Le fantasme de Cambadélis

 
Et puis, l’union de la gauche, c’est bien joli, mais autour de quoi ? Du gouvernement de Manuel Valls ? De la politique de François Hollande ? Apparemment, cela manque singulièrement d’attraction, puisque, selon une enquête IFOP pour L’Humanité, seuls 38 % des électeurs interrogés y voient réellement « une politique de gauche telle qu’ils l’entendent ».
 
Ce score prouve deux choses : la première est que, à terme, un oui à ce referendum pourrait être plus catastrophique pour la gauche actuellement au pouvoir, car ce pourrait être une union contre elle.
 
La deuxième est qu’une union de la gauche est utopique. C’est, après tout normal, parce que le « peuple de gauche » dont ils rêvent n’existe pas. C’est un fantasme.
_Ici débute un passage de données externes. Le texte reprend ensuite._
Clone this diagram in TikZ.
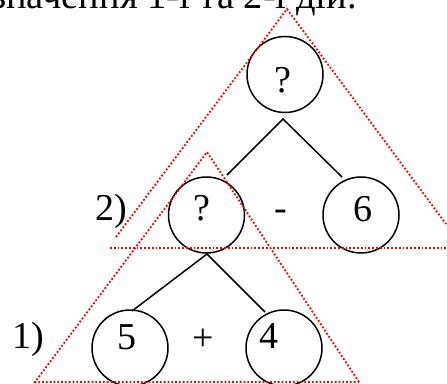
\documentclass[tikz,border=0pt]{standalone}
\usepackage{fontspec}
\setmainfont{Liberation Serif}
\begin{document}
\begin{tikzpicture}[x=1pt,y=-1pt,
  big/.style={font=\fontsize{38}{40}\selectfont, inner sep=0pt, anchor=base},
  vert/.style={circle, draw=black, line width=1.5pt, minimum size=76pt, inner sep=0pt},
  edge/.style={draw=black, line width=1.5pt},
  tri/.style={draw=red, line width=1.8pt, dash pattern=on 1.8pt off 2pt}]
\useasboundingbox (0,0) rectangle (447,383);
\clip (0,0) rectangle (447,383);
% caption line (cut off at the top)
\node[font=\fontsize{38.5}{42}\selectfont, inner sep=0pt, anchor=base east] (cap) at (357,8.5) {значення 1-ї та 2-ї дій.};
% circles
\node[vert] (c0) at (285,74.5) {};
\node[vert] (c1) at (206.5,215) {};
\node[vert] (c2) at (361,215) {};
\node[vert] (c3) at (130,348) {};
\node[vert] (c4) at (284,348) {};
% texts
\node[big] (t0) at (283,92) {?};
\node[big] (t1) at (202,220) {?};
\node[big] (t2) at (363,221) {6};
\node[big] (t3) at (127,349) {5};
\node[big] (t4) at (269,348) {4};
\node[big] (op1) at (281,220) {-};
\node[big] (op2) at (203,350) {+};
\node[big] (l2) at (111,220) {2)};
\node[big] (l1) at (28,348) {1)};
% connectors
\coordinate (j0) at (283,119);
\coordinate (e1) at (227,175);
\coordinate (e2) at (342,177);
\coordinate (j1) at (207,254);
\coordinate (e3) at (132,311);
\coordinate (e4) at (265,312);
\draw[edge] (e1) -- (j0) -- (e2);
\draw[edge] (e3) -- (j1) -- (e4);
% red dotted triangles
\coordinate (A) at (287,9);
\coordinate (AL) at (116,237);
\coordinate (AR) at (446,224);
\coordinate (BL) at (110,248);
\coordinate (BR) at (447,248);
\draw[tri] (AL) -- (A) -- (AR);
\draw[tri] (BL) -- (BR);
\coordinate (S) at (207,152);
\coordinate (SL) at (35,382);
\coordinate (SR) at (359,382);
\draw[tri] (SR) -- (S) -- (SL) -- cycle;
\end{tikzpicture}
\end{document}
Nos compatriotes sont de droite, ou, mieux encore, conservateurs, dès qu’il s’agit d’être pratique, et de ce qui les concerne vraiment au quotidien. La gauche, ce sont des idées généreuses mais vagues. Une transposition utopique et laïciste des vertus véhiculées autrefois par la religion, qui avait, elle, l’avantage de fédérer naturellement la grande majorité des Français.